* Input rows:
(begin)

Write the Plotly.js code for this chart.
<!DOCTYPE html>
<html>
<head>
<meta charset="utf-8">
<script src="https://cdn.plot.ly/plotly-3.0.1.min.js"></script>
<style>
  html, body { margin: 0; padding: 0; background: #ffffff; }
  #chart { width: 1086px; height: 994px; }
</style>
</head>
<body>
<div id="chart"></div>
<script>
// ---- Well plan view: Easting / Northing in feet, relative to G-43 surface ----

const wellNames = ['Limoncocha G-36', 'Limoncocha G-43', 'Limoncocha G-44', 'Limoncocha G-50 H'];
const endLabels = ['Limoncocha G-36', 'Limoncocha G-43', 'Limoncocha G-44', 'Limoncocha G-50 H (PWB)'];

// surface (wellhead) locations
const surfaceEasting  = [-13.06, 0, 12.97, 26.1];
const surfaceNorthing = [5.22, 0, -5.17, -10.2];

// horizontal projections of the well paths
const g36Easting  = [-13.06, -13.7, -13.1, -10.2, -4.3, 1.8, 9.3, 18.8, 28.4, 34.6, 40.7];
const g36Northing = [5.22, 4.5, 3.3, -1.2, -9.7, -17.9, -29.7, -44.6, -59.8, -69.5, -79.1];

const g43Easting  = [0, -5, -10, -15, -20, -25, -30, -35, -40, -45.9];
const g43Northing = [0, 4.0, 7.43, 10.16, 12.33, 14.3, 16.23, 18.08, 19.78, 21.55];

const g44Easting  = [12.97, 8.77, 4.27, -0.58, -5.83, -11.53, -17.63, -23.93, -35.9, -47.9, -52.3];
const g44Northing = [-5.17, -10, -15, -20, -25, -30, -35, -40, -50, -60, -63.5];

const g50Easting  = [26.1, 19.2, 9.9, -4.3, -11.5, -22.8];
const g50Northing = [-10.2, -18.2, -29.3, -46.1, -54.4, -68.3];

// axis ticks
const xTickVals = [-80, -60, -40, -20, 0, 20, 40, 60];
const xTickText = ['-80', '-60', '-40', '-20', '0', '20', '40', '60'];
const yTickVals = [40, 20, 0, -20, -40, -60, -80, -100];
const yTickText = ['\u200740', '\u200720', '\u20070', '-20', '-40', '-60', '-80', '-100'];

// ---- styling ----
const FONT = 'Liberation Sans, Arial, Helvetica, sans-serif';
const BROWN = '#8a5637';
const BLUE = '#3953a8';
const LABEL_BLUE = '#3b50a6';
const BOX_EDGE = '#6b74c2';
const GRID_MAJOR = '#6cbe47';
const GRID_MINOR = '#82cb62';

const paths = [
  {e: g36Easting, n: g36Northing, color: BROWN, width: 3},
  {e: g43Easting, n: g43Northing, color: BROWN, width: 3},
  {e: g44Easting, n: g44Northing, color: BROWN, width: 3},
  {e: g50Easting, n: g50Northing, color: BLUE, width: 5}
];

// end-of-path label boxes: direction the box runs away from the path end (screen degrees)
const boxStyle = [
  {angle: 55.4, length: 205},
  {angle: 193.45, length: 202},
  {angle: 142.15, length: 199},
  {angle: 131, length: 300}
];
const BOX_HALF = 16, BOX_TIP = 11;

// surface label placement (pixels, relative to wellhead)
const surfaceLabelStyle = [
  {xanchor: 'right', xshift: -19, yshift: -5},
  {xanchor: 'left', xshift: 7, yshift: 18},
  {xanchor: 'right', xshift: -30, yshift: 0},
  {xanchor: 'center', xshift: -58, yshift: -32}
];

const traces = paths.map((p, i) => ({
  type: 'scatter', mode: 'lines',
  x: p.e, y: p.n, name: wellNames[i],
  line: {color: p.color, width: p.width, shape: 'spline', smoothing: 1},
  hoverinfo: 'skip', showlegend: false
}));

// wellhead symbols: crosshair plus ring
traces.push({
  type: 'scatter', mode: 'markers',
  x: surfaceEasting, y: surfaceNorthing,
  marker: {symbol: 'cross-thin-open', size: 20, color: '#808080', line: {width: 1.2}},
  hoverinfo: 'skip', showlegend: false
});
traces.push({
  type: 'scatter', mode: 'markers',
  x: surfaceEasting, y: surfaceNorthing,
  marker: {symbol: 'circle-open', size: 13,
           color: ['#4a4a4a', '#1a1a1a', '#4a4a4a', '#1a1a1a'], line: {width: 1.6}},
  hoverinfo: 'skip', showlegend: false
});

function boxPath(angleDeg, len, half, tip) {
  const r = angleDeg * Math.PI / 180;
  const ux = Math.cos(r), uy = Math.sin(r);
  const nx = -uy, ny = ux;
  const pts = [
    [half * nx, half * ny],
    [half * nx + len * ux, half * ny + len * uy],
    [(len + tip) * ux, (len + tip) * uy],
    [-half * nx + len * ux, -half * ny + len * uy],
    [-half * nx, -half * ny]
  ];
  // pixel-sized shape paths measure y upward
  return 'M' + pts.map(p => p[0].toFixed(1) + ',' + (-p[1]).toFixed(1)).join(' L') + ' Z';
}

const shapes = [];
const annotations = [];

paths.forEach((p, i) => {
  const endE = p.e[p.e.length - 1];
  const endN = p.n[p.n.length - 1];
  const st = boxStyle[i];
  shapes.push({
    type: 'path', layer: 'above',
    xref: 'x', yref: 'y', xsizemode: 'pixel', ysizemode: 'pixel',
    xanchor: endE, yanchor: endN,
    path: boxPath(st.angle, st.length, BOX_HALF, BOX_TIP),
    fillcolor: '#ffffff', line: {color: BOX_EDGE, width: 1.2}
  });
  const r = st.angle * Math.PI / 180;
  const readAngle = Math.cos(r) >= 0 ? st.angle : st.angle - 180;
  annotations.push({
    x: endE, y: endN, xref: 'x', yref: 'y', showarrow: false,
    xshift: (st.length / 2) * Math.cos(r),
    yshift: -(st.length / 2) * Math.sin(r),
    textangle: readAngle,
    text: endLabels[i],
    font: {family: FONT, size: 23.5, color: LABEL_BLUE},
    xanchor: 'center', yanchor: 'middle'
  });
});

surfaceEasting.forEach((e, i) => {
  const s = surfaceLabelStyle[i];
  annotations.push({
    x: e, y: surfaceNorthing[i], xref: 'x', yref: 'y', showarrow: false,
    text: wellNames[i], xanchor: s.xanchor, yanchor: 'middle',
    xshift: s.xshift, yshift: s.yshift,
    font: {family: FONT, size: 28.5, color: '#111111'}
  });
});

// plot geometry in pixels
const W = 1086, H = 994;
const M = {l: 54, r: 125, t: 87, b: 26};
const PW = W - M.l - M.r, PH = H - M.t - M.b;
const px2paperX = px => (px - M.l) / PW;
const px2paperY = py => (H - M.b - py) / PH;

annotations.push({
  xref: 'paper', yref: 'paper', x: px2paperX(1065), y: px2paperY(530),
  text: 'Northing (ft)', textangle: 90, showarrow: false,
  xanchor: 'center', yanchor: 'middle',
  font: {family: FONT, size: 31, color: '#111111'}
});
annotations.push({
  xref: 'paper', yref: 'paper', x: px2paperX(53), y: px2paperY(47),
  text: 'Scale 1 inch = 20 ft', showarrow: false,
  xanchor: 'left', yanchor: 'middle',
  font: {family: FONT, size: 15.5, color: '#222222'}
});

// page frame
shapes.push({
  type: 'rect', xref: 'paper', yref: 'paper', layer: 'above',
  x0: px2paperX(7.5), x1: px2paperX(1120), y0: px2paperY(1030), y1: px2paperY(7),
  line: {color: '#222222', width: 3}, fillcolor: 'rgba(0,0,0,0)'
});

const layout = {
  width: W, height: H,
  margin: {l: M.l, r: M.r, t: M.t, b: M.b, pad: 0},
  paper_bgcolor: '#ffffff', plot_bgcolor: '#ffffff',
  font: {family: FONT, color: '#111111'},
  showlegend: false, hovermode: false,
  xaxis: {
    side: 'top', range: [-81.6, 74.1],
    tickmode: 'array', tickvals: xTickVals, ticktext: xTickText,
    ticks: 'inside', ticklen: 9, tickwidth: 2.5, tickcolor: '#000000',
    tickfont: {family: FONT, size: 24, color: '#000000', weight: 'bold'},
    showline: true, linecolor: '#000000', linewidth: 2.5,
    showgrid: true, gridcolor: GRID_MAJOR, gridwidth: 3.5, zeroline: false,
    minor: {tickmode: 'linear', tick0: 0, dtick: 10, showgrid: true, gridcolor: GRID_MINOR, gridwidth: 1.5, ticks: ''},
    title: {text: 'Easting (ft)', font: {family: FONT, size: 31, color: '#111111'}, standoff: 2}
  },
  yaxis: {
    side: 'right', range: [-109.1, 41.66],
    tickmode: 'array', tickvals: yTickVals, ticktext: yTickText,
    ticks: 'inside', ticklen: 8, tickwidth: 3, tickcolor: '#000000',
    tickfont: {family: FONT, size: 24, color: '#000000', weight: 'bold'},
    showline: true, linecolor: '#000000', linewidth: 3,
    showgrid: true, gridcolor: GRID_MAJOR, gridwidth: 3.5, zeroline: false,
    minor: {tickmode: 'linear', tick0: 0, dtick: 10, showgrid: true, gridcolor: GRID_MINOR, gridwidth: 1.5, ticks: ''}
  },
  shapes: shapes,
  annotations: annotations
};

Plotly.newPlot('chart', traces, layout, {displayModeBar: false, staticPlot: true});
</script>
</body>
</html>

(end)
(begin)

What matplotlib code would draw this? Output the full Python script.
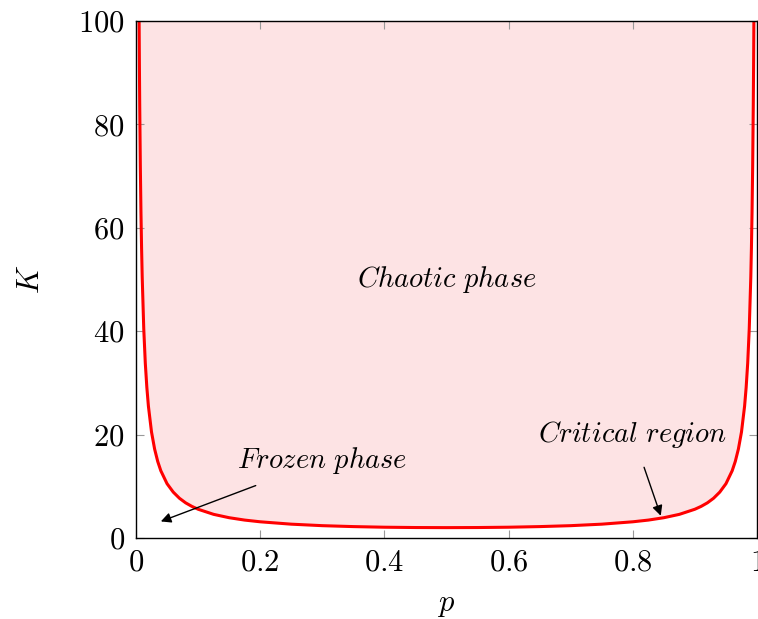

(end)

* The task: Extract the run of lines that opens with the line containing "Write the Plotly.js code for this chart." and closes with the line containing "const g50Northing = [-10.2, -18.2, -29.3, -46.1, -54.4, -68.3];"; reproduce it exactly and add nothing.

* Response:
Write the Plotly.js code for this chart.
<!DOCTYPE html>
<html>
<head>
<meta charset="utf-8">
<script src="https://cdn.plot.ly/plotly-3.0.1.min.js"></script>
<style>
  html, body { margin: 0; padding: 0; background: #ffffff; }
  #chart { width: 1086px; height: 994px; }
</style>
</head>
<body>
<div id="chart"></div>
<script>
// ---- Well plan view: Easting / Northing in feet, relative to G-43 surface ----

const wellNames = ['Limoncocha G-36', 'Limoncocha G-43', 'Limoncocha G-44', 'Limoncocha G-50 H'];
const endLabels = ['Limoncocha G-36', 'Limoncocha G-43', 'Limoncocha G-44', 'Limoncocha G-50 H (PWB)'];

// surface (wellhead) locations
const surfaceEasting  = [-13.06, 0, 12.97, 26.1];
const surfaceNorthing = [5.22, 0, -5.17, -10.2];

// horizontal projections of the well paths
const g36Easting  = [-13.06, -13.7, -13.1, -10.2, -4.3, 1.8, 9.3, 18.8, 28.4, 34.6, 40.7];
const g36Northing = [5.22, 4.5, 3.3, -1.2, -9.7, -17.9, -29.7, -44.6, -59.8, -69.5, -79.1];

const g43Easting  = [0, -5, -10, -15, -20, -25, -30, -35, -40, -45.9];
const g43Northing = [0, 4.0, 7.43, 10.16, 12.33, 14.3, 16.23, 18.08, 19.78, 21.55];

const g44Easting  = [12.97, 8.77, 4.27, -0.58, -5.83, -11.53, -17.63, -23.93, -35.9, -47.9, -52.3];
const g44Northing = [-5.17, -10, -15, -20, -25, -30, -35, -40, -50, -60, -63.5];

const g50Easting  = [26.1, 19.2, 9.9, -4.3, -11.5, -22.8];
const g50Northing = [-10.2, -18.2, -29.3, -46.1, -54.4, -68.3];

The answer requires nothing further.